1 What’s different about Berkeley for our clients? 

It’s a question I get asked a lot in the business development aspect of my job - “Why Berkeley?”. There are lots of things we bring that all consulting firms will also say they bring – experience, methods, drive, organisation, insight. I think for our clients – and you should ask them not me – the main difference is our sole focus on doing the right thing for them, not for ourselves.

All too often we find consulting firms put their own interests ahead those of the client; they avoid the really knotty issues; they hide behind engagement letters; they get most excited about selling more work. We just don’t approach the world like that. We’ve designed our business so we can be trusted to act in the long-term interests of our clients. For example, none of us at Berkeley, the partners included, have individual sales targets. We reward our people based on the quality of what they do, not what they sell.

The other big difference is our specialism is operating across many specialisms. We span the strategy to delivery lifecycle and can bridge multiple disciplines. Most other consultancies deploy deep specialists, which in many cases is exactly what’s needed. But when our clients have a knotty challenge often with ambiguous boundaries and need to think across many drivers and constraints, that’s our sweet spot.


2 What’s the most important thing you learned at Berkeley?

The most important thing I’ve learnt at Berkeley is that it’s basically all about great people. If I look back across all the assignments I’ve been involved in, it’s the quality of the people that’s been the biggest driver of success. Yes, there are methods and tools. Yes, there are templates. Yes, there is governance. But it’s people and how they work together that gets things done. Whether it’s being a member of a team or leading a team the number one focus always needs to be on the quality of the people you’re working with. Closely related is creating an environment in which people can be their best. I’ve seen a small number of brilliant people do amazing things.

Do they have the right skills for the job? Do they want to develop and listen? Are they self-aware enough to give and take feedback in a constructive way? Do they put the team before themselves? Can they keep calm when things get heated?

You can go a long way with great people.

3 What might people be interested in knowing about you?
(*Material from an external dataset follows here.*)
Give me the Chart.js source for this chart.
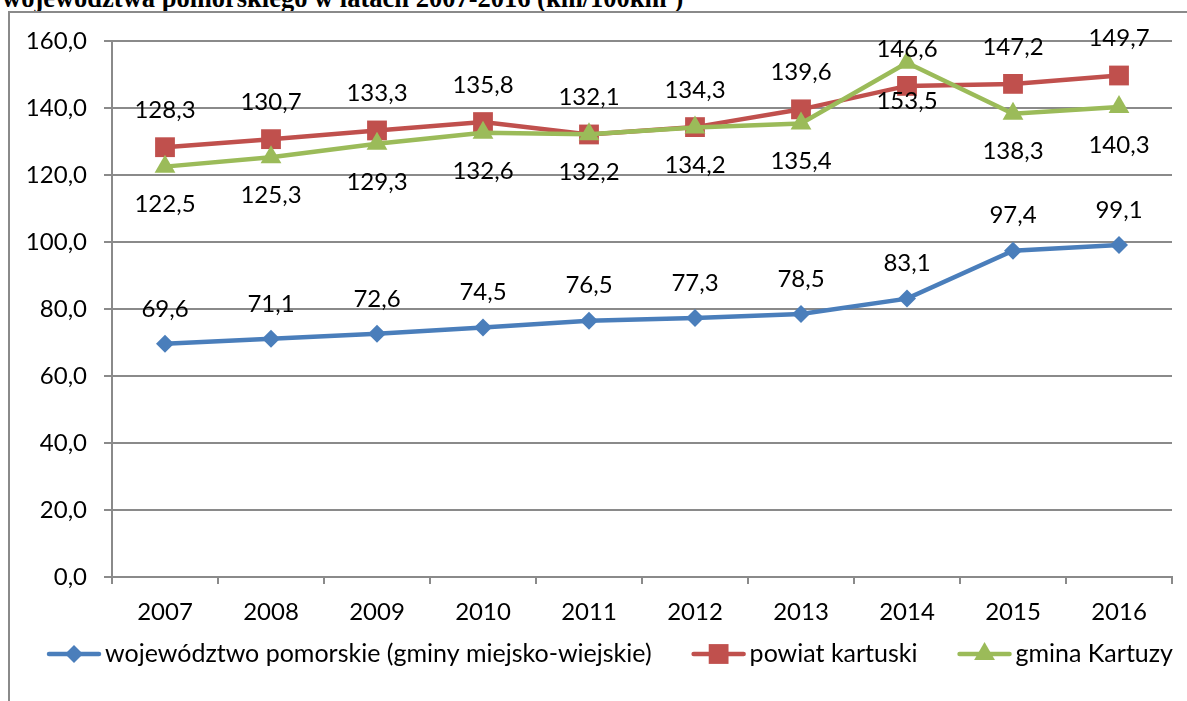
<!DOCTYPE html>
<html>
<head>
<meta charset="utf-8">
<script src="https://cdn.jsdelivr.net/npm/chart.js@4/dist/chart.umd.min.js"></script>
<style>
  html, body { margin: 0; padding: 0; background: #fff; width: 1187px; height: 701px; overflow: hidden; }
  #title { position: absolute; left: 2px; top: -15px; font: bold 26.5px "Liberation Serif", "Times New Roman", serif; line-height: 1; white-space: nowrap; color: #000; }
  #frame { position: absolute; left: 8px; top: 11px; width: 1220px; height: 720px; border-left: 2px solid #8a8a8a; border-top: 2px solid #8a8a8a; }
  #c { position: absolute; left: 0; top: 0; }
</style>
</head>
<body>
<div id="title">województwa pomorskiego w latach 2007-2016 (km/100km²)</div>
<div id="frame"></div>
<canvas id="c" width="1187" height="701"></canvas>
<script>
// Density of the road network, 2007-2016
const years = ['2007', '2008', '2009', '2010', '2011', '2012', '2013', '2014', '2015', '2016'];
const wojewodztwo = [69.6, 71.1, 72.6, 74.5, 76.5, 77.3, 78.5, 83.1, 97.4, 99.1];
const powiat = [128.3, 130.7, 133.3, 135.8, 132.1, 134.3, 139.6, 146.6, 147.2, 149.7];
const gmina = [122.5, 125.3, 129.3, 132.6, 132.2, 134.2, 135.4, 153.5, 138.3, 140.3];
const seriesNames = ['województwo pomorskie (gminy miejsko-wiejskie)', 'powiat kartuski', 'gmina Kartuzy'];
const yMin = 0, yMax = 160, yStep = 20;

const FONT = 'Lato, "Open Sans", sans-serif';
const FONT_SIZE = 24;
const LEGEND_FONT_SIZE = 25;
const GRID = '#8a8a8a';

const fmt = v => v.toFixed(1).replace('.', ',');

function drawMarker(ctx, style, r, x, y, color) {
  ctx.save();
  ctx.fillStyle = color;
  ctx.beginPath();
  if (style === 'rect') {
    const s = Math.SQRT1_2 * r;
    ctx.rect(x - s, y - s, 2 * s, 2 * s);
  } else if (style === 'rectRot') {
    ctx.moveTo(x - r, y); ctx.lineTo(x, y - r); ctx.lineTo(x + r, y); ctx.lineTo(x, y + r);
    ctx.closePath();
  } else {
    const h = r * Math.sqrt(3) / 2;
    ctx.moveTo(x, y - r); ctx.lineTo(x + h, y + r / 2); ctx.lineTo(x - h, y + r / 2);
    ctx.closePath();
  }
  ctx.fill();
  ctx.restore();
}

// value labels above / below each point
const valueLabels = {
  id: 'valueLabels',
  afterDatasetsDraw(chart) {
    const ctx = chart.ctx;
    ctx.save();
    ctx.font = FONT_SIZE + 'px ' + FONT;
    ctx.fillStyle = '#000';
    ctx.textAlign = 'center';
    ctx.textBaseline = 'middle';
    chart.data.datasets.forEach((ds, i) => {
      chart.getDatasetMeta(i).data.forEach((pt, j) => {
        ctx.fillText(fmt(ds.data[j]), pt.x, pt.y + ds.labelOffset);
      });
    });
    ctx.restore();
  }
};

// legend: line with marker, then the series name
const lineLegend = {
  id: 'lineLegend',
  afterDraw(chart, args, opts) {
    const ctx = chart.ctx;
    ctx.save();
    ctx.font = LEGEND_FONT_SIZE + 'px ' + FONT;
    const lineLen = 54, textGap = 4, itemGap = 40;
    const items = chart.data.datasets.map(ds => ({ ds, w: lineLen + textGap + ctx.measureText(ds.label).width }));
    const total = items.reduce((s, it) => s + it.w, 0) + itemGap * (items.length - 1);
    let x = opts.centerX - total / 2;
    const y = opts.y;
    items.forEach(({ ds, w }) => {
      ctx.strokeStyle = ds.borderColor;
      ctx.lineWidth = ds.borderWidth;
      ctx.lineCap = 'round';
      ctx.beginPath();
      ctx.moveTo(x + 2, y); ctx.lineTo(x + lineLen - 2, y);
      ctx.stroke();
      drawMarker(ctx, ds.pointStyle, ds.pointRadius, x + lineLen / 2, y, ds.borderColor);
      ctx.fillStyle = '#000';
      ctx.textAlign = 'left';
      ctx.textBaseline = 'middle';
      ctx.fillText(ds.label, x + lineLen + textGap, y);
      x += w + itemGap;
    });
    ctx.restore();
  }
};

function series(label, data, color, style, radius, labelOffset, order) {
  return {
    label, data, order, labelOffset,
    borderColor: color, backgroundColor: color,
    borderWidth: 4.5,
    pointStyle: style, pointRadius: radius, pointHoverRadius: radius,
    pointBackgroundColor: color, pointBorderColor: color, pointBorderWidth: 0,
    tension: 0, clip: false
  };
}

new Chart(document.getElementById('c'), {
  type: 'line',
  data: {
    labels: years,
    datasets: [
      series(seriesNames[0], wojewodztwo, '#4a7ebb', 'rectRot', 9, -35, 2),
      series(seriesNames[1], powiat, '#c0504d', 'rect', 14, -37, 1),
      series(seriesNames[2], gmina, '#9bbb59', 'triangle', 12, 38, 0)
    ]
  },
  options: {
    responsive: false,
    animation: false,
    events: [],
    layout: { padding: { left: 0, top: 41, right: 15, bottom: 0 } },
    plugins: {
      legend: { display: false },
      tooltip: { enabled: false },
      lineLegend: { centerX: 610, y: 654 }
    },
    scales: {
      x: {
        offset: true,
        grid: { offset: true, drawOnChartArea: false, color: GRID, lineWidth: 2, tickLength: 7 },
        border: { color: GRID, width: 2 },
        ticks: { color: '#000', font: { family: FONT, size: FONT_SIZE }, padding: 14, maxRotation: 0 },
        afterFit(scale) { scale.height = 124; }
      },
      y: {
        min: yMin, max: yMax,
        grid: { color: GRID, lineWidth: 2, tickLength: 8 },
        border: { color: GRID, width: 2 },
        ticks: { stepSize: yStep, color: '#000', font: { family: FONT, size: FONT_SIZE }, padding: 17, callback: v => fmt(v) },
        afterFit(scale) { scale.width = 112; }
      }
    }
  },
  plugins: [valueLabels, lineLegend]
});
</script>
</body>
</html>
Outside of work I’m a bit of a DIY geek. Over the years I’ve had a go at most things around the house, with one or two things taking a bit longer than they should! I’ll try pretty much anything apart from meddling with gas and going up-stream of the consumer unit.

I’ve amassed a range of power tools, my favourite being a Festool Rail Saw – pure engineering beauty for cutting perfectly straight lines in sheet materials (is that geeky enough for you?) Sadly, I barely have the time to do much DIY but the various trades people we use really love it when I quiz them about what they’re doing or I take an unhealthy interest in their power tools. In procurement it’s called being an intelligent buyer – I’m sure that’s what the trades people mutter under their breath!

My most recent powertool purchase was a bench pillar drill, with laser guide, which is great. I’ve been toying with whether to buy a new compound mitre saw but I probably need a new flooring project to justify the investment.

All a far cry from the day job world of PowerPoint, Zooms and Outlook!